In this 31 Books in 30 Days series leading up to the March 14, 2019 announcement of the 2018 National Book Critics Circle award winners, NBCC board members review the thirty-one finalists. Today, NBCC board member Ismail Muhammad offers an appreciation of fiction finalist Patrick Chamoiseau’s Slave Old Man (The New Press).
Patrick Chamoiseau’s Slave Old Man tells the compact tale of a nameless black Martinican slave who turns fugitive. His flight from subjection is also a flight into an enchanted realm freighted with New World history: the bones of murdered Caribs, fetishes left by maroon slaves, and supernatural entities straight out of Creole folk tales haunt our hero. As a result, Slave Old Man is about a runaway slave the same way Moby-Dick is about a whale: the slave old man might take center stage, but he is really just the scaffolding upon which Chamoiseau hangs an expansive meditation on the world that chattel slavery created, and the ways we are all enfolded in a terrifying history of genocide and enslavement. Chamoiseau asks us how we can write histories of people whom history has forgotten; in doing so, he crafts an epic origin story of African Caribbean culture.
When we first meet our protagonist, he is a completely remarkable thing, a person only in the vaguest sense of the word. While his fellow Africans reject the abjection that slavery would impose on them, the vieux-nègre is more like a thing than a human, a resource used up in the plantation’s operations, a “mineral of motionless,” “inexhaustible bamboo.” On a plantation wholly bereft of enchantment, he is entangled in numbing mindlessness.
That changes when the master brings a mastiff over from Europe. The dog is monstrous, a beast endowed with “muscles supple as cables” and a preternatural silence. It’s is an object of loathing and fear for the slaves; yet, it is mysteriously linked to our protagonist. Like the slave, the dog “as well had voyaged on a ship for weeks in a kind of horror.” They are united in a shared bondage to the master, and in their subjection to the Middle Passage’s depredations. Our protagonist catches sight of the animal and awakens to a new understanding of his life, “[rediscovering] in the mastiff the catastrophe inhabiting him.” He flees the plantation, aiming his anxious feet towards the “Great Woods” just outside the plantation’s borders.

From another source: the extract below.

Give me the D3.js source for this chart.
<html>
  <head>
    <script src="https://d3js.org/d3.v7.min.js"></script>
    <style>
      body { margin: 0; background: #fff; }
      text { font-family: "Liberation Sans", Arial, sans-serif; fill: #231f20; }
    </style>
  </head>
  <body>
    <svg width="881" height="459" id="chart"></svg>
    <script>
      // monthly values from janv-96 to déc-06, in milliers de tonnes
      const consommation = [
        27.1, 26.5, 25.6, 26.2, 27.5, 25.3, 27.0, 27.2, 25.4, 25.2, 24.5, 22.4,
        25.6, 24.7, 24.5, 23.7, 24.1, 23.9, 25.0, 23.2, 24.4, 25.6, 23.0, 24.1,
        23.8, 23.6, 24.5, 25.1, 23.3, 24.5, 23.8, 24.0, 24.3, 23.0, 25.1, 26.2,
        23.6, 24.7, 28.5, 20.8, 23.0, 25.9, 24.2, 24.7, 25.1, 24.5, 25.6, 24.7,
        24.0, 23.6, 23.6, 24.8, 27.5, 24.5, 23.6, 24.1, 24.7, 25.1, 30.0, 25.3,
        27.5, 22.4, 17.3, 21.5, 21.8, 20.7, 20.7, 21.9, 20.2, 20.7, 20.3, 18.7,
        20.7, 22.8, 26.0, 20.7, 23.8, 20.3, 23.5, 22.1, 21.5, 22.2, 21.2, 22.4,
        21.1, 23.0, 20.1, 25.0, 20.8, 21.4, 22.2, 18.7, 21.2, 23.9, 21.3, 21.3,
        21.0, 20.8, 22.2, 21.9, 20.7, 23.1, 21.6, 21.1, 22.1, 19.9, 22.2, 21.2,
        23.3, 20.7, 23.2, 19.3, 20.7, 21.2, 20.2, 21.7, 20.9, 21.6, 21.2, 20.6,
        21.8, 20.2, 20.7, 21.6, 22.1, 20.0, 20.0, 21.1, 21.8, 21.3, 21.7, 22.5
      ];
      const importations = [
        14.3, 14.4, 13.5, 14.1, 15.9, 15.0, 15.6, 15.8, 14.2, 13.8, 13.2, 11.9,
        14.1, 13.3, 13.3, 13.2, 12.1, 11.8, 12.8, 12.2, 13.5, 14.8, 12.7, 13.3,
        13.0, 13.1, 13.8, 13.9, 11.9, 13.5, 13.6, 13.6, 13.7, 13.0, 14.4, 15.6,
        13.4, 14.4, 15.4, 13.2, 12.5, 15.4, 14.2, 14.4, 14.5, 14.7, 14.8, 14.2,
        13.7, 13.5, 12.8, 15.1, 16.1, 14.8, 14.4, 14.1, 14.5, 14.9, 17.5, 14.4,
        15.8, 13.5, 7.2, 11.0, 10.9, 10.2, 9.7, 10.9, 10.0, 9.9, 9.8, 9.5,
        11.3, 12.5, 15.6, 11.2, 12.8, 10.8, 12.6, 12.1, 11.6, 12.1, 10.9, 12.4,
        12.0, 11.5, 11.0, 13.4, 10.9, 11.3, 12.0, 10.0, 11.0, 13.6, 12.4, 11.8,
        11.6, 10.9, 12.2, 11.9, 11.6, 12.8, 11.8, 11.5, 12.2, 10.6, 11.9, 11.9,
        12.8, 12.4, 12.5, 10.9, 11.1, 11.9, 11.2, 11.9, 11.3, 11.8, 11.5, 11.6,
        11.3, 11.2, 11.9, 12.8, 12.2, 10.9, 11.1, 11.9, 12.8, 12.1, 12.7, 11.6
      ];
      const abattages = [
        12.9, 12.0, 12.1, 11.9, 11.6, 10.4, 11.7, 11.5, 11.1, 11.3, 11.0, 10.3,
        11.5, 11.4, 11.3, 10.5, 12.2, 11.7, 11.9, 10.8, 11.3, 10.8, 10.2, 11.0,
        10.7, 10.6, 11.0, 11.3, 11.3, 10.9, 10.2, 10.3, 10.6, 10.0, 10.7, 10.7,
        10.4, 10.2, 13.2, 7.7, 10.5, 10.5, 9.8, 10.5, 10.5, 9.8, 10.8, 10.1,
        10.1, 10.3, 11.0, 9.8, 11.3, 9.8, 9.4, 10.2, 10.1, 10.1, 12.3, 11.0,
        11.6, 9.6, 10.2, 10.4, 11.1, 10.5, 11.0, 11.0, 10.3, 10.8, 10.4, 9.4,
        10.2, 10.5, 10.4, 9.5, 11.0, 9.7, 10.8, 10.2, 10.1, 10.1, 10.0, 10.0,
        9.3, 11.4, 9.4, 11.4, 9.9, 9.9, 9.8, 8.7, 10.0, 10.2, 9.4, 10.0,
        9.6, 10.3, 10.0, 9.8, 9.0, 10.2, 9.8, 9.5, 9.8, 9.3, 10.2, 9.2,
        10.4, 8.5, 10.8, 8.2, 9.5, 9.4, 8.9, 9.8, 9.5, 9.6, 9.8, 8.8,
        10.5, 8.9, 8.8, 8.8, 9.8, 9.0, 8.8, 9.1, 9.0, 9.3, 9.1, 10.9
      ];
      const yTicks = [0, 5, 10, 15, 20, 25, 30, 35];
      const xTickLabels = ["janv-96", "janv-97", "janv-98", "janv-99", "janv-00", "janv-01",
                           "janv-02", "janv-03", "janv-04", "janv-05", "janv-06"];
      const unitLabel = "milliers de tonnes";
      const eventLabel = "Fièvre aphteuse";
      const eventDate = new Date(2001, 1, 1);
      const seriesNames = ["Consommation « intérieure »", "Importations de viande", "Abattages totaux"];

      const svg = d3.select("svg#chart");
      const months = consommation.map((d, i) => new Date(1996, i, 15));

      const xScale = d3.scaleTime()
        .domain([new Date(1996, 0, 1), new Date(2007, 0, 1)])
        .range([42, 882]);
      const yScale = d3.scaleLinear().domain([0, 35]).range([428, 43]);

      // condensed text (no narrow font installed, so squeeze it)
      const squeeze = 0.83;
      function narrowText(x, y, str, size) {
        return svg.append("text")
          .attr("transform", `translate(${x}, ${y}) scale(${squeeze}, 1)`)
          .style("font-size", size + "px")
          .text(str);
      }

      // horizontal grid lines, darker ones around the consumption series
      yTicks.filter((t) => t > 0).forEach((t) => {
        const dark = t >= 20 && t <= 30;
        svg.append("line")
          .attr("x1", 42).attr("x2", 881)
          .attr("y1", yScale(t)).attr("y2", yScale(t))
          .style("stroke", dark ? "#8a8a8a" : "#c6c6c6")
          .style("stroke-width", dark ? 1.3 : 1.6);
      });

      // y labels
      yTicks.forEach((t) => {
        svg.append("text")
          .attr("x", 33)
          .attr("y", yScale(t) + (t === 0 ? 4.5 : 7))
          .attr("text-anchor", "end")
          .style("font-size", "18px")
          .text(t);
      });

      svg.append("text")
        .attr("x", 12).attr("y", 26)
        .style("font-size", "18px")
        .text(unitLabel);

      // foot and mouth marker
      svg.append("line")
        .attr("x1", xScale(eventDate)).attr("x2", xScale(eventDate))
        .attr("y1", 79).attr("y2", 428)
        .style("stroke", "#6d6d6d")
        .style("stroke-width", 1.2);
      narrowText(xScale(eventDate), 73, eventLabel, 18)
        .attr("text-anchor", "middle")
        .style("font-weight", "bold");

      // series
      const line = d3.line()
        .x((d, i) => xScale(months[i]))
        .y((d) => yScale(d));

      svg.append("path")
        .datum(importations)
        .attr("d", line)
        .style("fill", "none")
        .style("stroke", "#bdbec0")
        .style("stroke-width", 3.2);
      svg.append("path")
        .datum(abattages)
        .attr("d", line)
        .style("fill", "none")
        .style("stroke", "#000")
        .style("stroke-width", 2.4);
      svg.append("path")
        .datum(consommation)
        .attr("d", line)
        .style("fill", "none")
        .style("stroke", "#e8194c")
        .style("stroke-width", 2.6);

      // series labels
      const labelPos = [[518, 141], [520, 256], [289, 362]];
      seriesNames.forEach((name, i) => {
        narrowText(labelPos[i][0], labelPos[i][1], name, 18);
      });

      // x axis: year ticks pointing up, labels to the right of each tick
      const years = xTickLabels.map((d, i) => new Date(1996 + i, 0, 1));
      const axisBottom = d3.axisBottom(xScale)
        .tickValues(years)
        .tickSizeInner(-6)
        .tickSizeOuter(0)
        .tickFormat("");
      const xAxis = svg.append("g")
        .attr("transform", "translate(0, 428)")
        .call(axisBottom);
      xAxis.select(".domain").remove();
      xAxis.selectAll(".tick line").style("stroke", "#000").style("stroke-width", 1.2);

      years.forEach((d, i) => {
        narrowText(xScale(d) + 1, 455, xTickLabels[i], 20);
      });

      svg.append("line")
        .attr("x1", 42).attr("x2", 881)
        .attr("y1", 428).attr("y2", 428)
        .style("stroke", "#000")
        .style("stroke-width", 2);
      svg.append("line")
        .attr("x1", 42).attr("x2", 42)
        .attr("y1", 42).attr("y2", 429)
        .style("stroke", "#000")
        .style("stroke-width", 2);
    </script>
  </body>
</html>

The master follows, setting his mastiff loose.
Slave Old Man is a short book, more of a fable than a novel. Its plot is thin, consisting almost entirely of the slave’s breathless flight from the plantation, and the mastiff’s frenzied pursuit. Chamoiseau’s lush prose undulates with this sense of movement, and just as the slave sinks down into an ancient spring at the novel’s end, we sink into Chamoiseau’s portrayal of a forest pregnant with hallucinatory images: a woman carrying souls in an oxcart, devils hunkering down in trees, people who transform into dogs. Translated with care and nuance by Linda Cloverdale, the novel abandons trite stories about slavery’s demise and Western progress on the question of race. In place of these sentimental tropes, we get a bold, inventive statement on how the ghosts of slavery are rooted in the heart of the present.
Ismail Muhammad is a writer and critic based in Oakland, California, where he is the reviews editor at The Believer.